Historical Background

In 1760, future Declaration of Independence signer John Hancock lived in London while learning the English side of Thomas Hancock’s merchant firm. Thomas, his uncle, had adopted John upon the death of his father in 1744. Here, the 23-year-old writes to younger brother Ebenezer, sending season’s greetings, and encouraging his sibling to work diligently to build himself up in business, considering the advantage of family connections given to the two orphans. When John returned to America in 1761, Thomas’s health had declined to the point that John began playing a greater role in the business. His appeal to Ebenezer to “ every oppry [opportunity]. & acquaint me more particularly with the Circumstances of my Uncle’s Family” may have reflected his uncle’s poor condition.

He notes his sister Mary’s marriage to Richard Perkins, and inquires about the rest of the family, wishing to be “Remembered in the strongest Terms of Affection to my Uncle & Aunt” Thomas and Lydia Hancock. The “Hannah & Betsy” to whom he refers were aunts, both women being the sisters of Thomas.

Most interestingly, he inquires about “Molly,” asks if “Cato” was behaving, is curious if “Agniss” was pregnant or having children, queries whether “Prince” still had the gout, and if “Hannibal” remained “peevish.

These five individuals were the Hancock family slaves, (although Molly, a maid, was possibly white) who lived with the family in the Hancock mansion on Beacon Hill in Boston. Prince was also known as “Prince Holmes,” and John would inherit them along with the rest of Thomas’s estate in 1764. Hancock clearly considered the slaves a part of the family, even bringing them gifts when he returned from London. (Cato received a cap and French horn). Thomas also left his slaves small bequests in his will, and provided for the freedom of, at least, Cato, upon turning 30 years of age. John, according to biographer Herbert Allan, “ordered a Negro named Frank from London to be his personal servant, just as he would have requisitioned a batch of Irish butter.” Most of Thomas’s slaves were freed by the terms of his will, but Frank died in 1771 and was interred in Boston’s Granary Burying Ground in a marked grave close to Hancock’s own.

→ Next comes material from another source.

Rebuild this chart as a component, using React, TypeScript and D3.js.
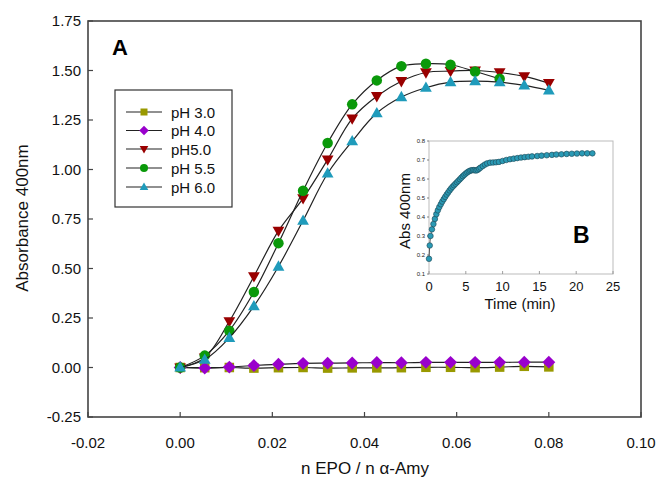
import React from "react";
import * as d3 from "d3";

const ratios = [0, 0.00533, 0.01067, 0.016, 0.02133, 0.02667, 0.032, 0.03733, 0.04267, 0.048, 0.05333, 0.05867, 0.064, 0.06933, 0.07467, 0.08];
const ph30 = [0, -0.001, 0, -0.003, -0.001, 0, -0.003, -0.002, -0.002, -0.001, 0.001, 0.001, -0.001, 0.002, 0.006, 0.003];
const ph40 = [0, -0.003, 0.002, 0.01, 0.016, 0.021, 0.022, 0.023, 0.025, 0.024, 0.026, 0.026, 0.026, 0.026, 0.027, 0.027];
const ph50 = [0, 0.05, 0.233, 0.46, 0.69, 0.854, 1.05, 1.257, 1.37, 1.446, 1.49, 1.497, 1.5, 1.49, 1.47, 1.436];
const ph55 = [0, 0.06, 0.186, 0.381, 0.628, 0.893, 1.134, 1.329, 1.45, 1.522, 1.534, 1.529, 1.495, 1.458];
const ph60 = [0, 0.04, 0.15, 0.31, 0.51, 0.742, 0.98, 1.143, 1.285, 1.366, 1.413, 1.441, 1.446, 1.441, 1.425, 1.4];

const seriesNames = ["pH 3.0", "pH 4.0", "pH5.0", "pH 5.5", "pH 6.0"];
const seriesColors = ["#999900", "#9900cc", "#990000", "#0a990a", "#1f9bbb"];
const seriesShapes = ["square", "diamond", "triangleDown", "circle", "triangleUp"];
const seriesValues = [ph30, ph40, ph50, ph55, ph60];

const xTicks = [-0.02, 0, 0.02, 0.04, 0.06, 0.08, 0.1];
const yTicks = [-0.25, 0, 0.25, 0.5, 0.75, 1.0, 1.25, 1.5, 1.75];

const insetTime = [0, 0.1, 0.2, 0.4, 0.6, 0.8, 1.0, 1.2, 1.4, 1.6, 1.8, 2.0, 2.2, 2.4, 2.6, 2.8, 3.0, 3.2, 3.4, 3.6, 3.8, 4.0, 4.2, 4.4, 4.6, 4.8, 5.0, 5.2, 5.4, 5.6, 5.8, 6.0, 6.2, 6.4, 6.6, 6.8, 7.0, 7.3, 7.6, 7.9, 8.3, 8.7, 9.1, 9.5, 10.0, 10.5, 11.0, 11.5, 12.0, 12.5, 13.0, 13.5, 14.0, 14.7, 15.3, 16.0, 16.7, 17.3, 18.0, 18.7, 19.4, 20.1, 20.8, 21.5, 22.2];
const insetAbs = [0.18, 0.25, 0.3, 0.335, 0.363, 0.39, 0.415, 0.435, 0.452, 0.467, 0.481, 0.494, 0.506, 0.518, 0.529, 0.54, 0.55, 0.559, 0.567, 0.575, 0.583, 0.591, 0.599, 0.607, 0.615, 0.622, 0.629, 0.635, 0.64, 0.644, 0.646, 0.647, 0.646, 0.645, 0.648, 0.654, 0.66, 0.668, 0.676, 0.682, 0.686, 0.687, 0.688, 0.69, 0.695, 0.7, 0.704, 0.707, 0.71, 0.713, 0.715, 0.717, 0.719, 0.721, 0.723, 0.725, 0.727, 0.729, 0.73, 0.732, 0.733, 0.734, 0.735, 0.735, 0.735];
const insetXTicks = [0, 5, 10, 15, 20, 25];
const insetYTicks = [0.1, 0.2, 0.3, 0.4, 0.5, 0.6, 0.7, 0.8];

const FONT = "Arial, 'Liberation Sans', sans-serif";

function Marker({ shape, cx, cy, s, color }: { shape: string; cx: number; cy: number; s: number; color: string }) {
  if (shape === "square") return <rect x={cx - s / 2} y={cy - s / 2} width={s} height={s} fill={color} />;
  if (shape === "circle") return <circle cx={cx} cy={cy} r={s / 2 + 0.5} fill={color} />;
  if (shape === "diamond") {
    const h = s * 0.68;
    return <path d={`M${cx},${cy - h}L${cx + h},${cy}L${cx},${cy + h}L${cx - h},${cy}Z`} fill={color} />;
  }
  const w = s * 0.62;
  if (shape === "triangleUp") {
    return <path d={`M${cx},${cy - w * 1.05}L${cx + w},${cy + w * 0.7}L${cx - w},${cy + w * 0.7}Z`} fill={color} />;
  }
  return <path d={`M${cx},${cy + w * 1.05}L${cx + w},${cy - w * 0.7}L${cx - w},${cy - w * 0.7}Z`} fill={color} />;
}

export default function App() {
  const x = d3.scaleLinear().domain([-0.02, 0.1]).range([88, 641]);
  const y = d3.scaleLinear().domain([-0.25, 1.75]).range([417, 21]);
  const fmt = (v: number) => d3.format(".2f")(v).replace("\u2212", "-");

  const line = d3
    .line<[number, number]>()
    .x((d) => x(d[0]))
    .y((d) => y(d[1]))
    .curve(d3.curveCatmullRom.alpha(0.5));

  const ix = d3.scaleLinear().domain([0, 25]).range([429, 613]);
  const iy = d3.scaleLinear().domain([0.1, 0.8]).range([274, 141]);
  const iline = d3
    .line<number>()
    .x((_, i) => ix(insetTime[i]))
    .y((d) => iy(d));

  const legendRows = [112, 130.5, 149, 168, 187];

  return (
    <svg width={659} height={477} style={{ position: "absolute", left: 0, top: 0, background: "#fff" }} fontFamily={FONT}>
      <rect x={0} y={0} width={659} height={477} fill="#fff" />

      {seriesValues.map((vals, si) => {
        const pts: [number, number][] = vals.map((v, i) => [ratios[i], v]);
        return (
          <g key={si}>
            <path d={line(pts) || ""} fill="none" stroke="#222" strokeWidth={1.2} />
            {pts.map((p, i) => (
              <Marker key={i} shape={seriesShapes[si]} cx={x(p[0])} cy={y(p[1])} s={9.5} color={seriesColors[si]} />
            ))}
          </g>
        );
      })}

      <rect x={88} y={21} width={553} height={396} fill="none" stroke="#444" strokeWidth={1.6} />

      {yTicks.map((t) => (
        <g key={t}>
          <line x1={88} x2={93} y1={y(t)} y2={y(t)} stroke="#444" strokeWidth={1.2} />
          <text x={81} y={y(t) + 5} textAnchor="end" fontSize={15} fill="#111">
            {fmt(t)}
          </text>
        </g>
      ))}
      {xTicks.map((t) => (
        <g key={t}>
          <line x1={x(t)} x2={x(t)} y1={417} y2={412} stroke="#444" strokeWidth={1.2} />
          <text x={x(t)} y={448} textAnchor="middle" fontSize={15} fill="#111">
            {fmt(t)}
          </text>
        </g>
      ))}

      <text x={365} y={474} textAnchor="middle" fontSize={17} fill="#111">
        n EPO / n α-Amy
      </text>
      <text transform="translate(28,218) rotate(-90)" textAnchor="middle" fontSize={17} fill="#111">
        Absorbance 400nm
      </text>
      <text x={112} y={55} fontSize={22} fontWeight="bold" fill="#000">
        A
      </text>

      <rect x={115} y={90} width={117} height={117} fill="#fff" stroke="#333" strokeWidth={1.2} />
      {seriesNames.map((n, i) => (
        <g key={n}>
          <line x1={126} x2={162} y1={legendRows[i]} y2={legendRows[i]} stroke="#222" strokeWidth={1.1} />
          <Marker shape={seriesShapes[i]} cx={144} cy={legendRows[i]} s={7} color={seriesColors[i]} />
          <text x={171} y={legendRows[i] + 5.5} fontSize={15} fill="#111">
            {n}
          </text>
        </g>
      ))}

      <rect x={429} y={141} width={184} height={133} fill="#fff" stroke="#bbb" strokeWidth={1} />
      {insetYTicks.map((t) => (
        <g key={t}>
          <line x1={427} x2={429} y1={iy(t)} y2={iy(t)} stroke="#666" strokeWidth={0.8} />
          <text x={425} y={iy(t) + 2} textAnchor="end" fontSize={6} fill="#222">
            {t.toFixed(1)}
          </text>
        </g>
      ))}
      {insetXTicks.map((t) => (
        <g key={t}>
          <line x1={ix(t)} x2={ix(t)} y1={274} y2={271} stroke="#888" strokeWidth={0.8} />
          <text x={ix(t)} y={291} textAnchor="middle" fontSize={13} fill="#111">
            {t}
          </text>
        </g>
      ))}
      <path d={iline(insetAbs) || ""} fill="none" stroke="#333" strokeWidth={0.8} />
      {insetAbs.map((v, i) => (
        <circle key={i} cx={ix(insetTime[i])} cy={iy(v)} r={2.8} fill="#2a9ab5" stroke="#1d4452" strokeWidth={0.6} />
      ))}
      <text x={520} y={309} textAnchor="middle" fontSize={15} fill="#111">
        Time (min)
      </text>
      <text transform="translate(410,211) rotate(-90)" textAnchor="middle" fontSize={15} fill="#111">
        Abs 400nm
      </text>
      <text x={573} y={243} fontSize={23} fontWeight="bold" fill="#000">
        B
      </text>
    </svg>
  );
}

John Hancock (1737-1793) was a Boston merchant and leader of the colonial resistance movement. Born in Braintree, his paternal uncle, Thomas Hancock, adopted John after his father died in 1742. Under his uncle, he learned the mercantile trade and was groomed for partnership. The Hancock family engaged in smuggling with the French West Indies in defiance of the Molasses Act. Named a Boston selectman in 1765, Hancock opposed the Stamp Act, and upon passage of the Townshend Duties in 1767, he resolved to prohibit British customs officials from setting foot on his ships. Hancock served in the Massachusetts House of Representatives and, in 1774, he was elected president of the revolutionary Provincial Congress. He and Samuel Adams were the targets of General Gage’s projected campaign against Lexington and Concord in April 1775. During the war, Hancock served as President of the Continental Congress, 1775-1777, and in that capacity signed the Declaration of Independence on July 4, 1776. He was later a popular governor of Massachusetts (1780-1785, 1787-1793).


Herbert S. Allan, John Hancock: Patriot in Purple (New York: MacMillan, 1948) p. 67, 80, 86, 375.

Thomas P. Chorlton, The First American Republic, 1774-1789: The First Fourteen American Presidents Before Washington (Bloomington, Ind.: AuthorHouse, 2011) p. 78.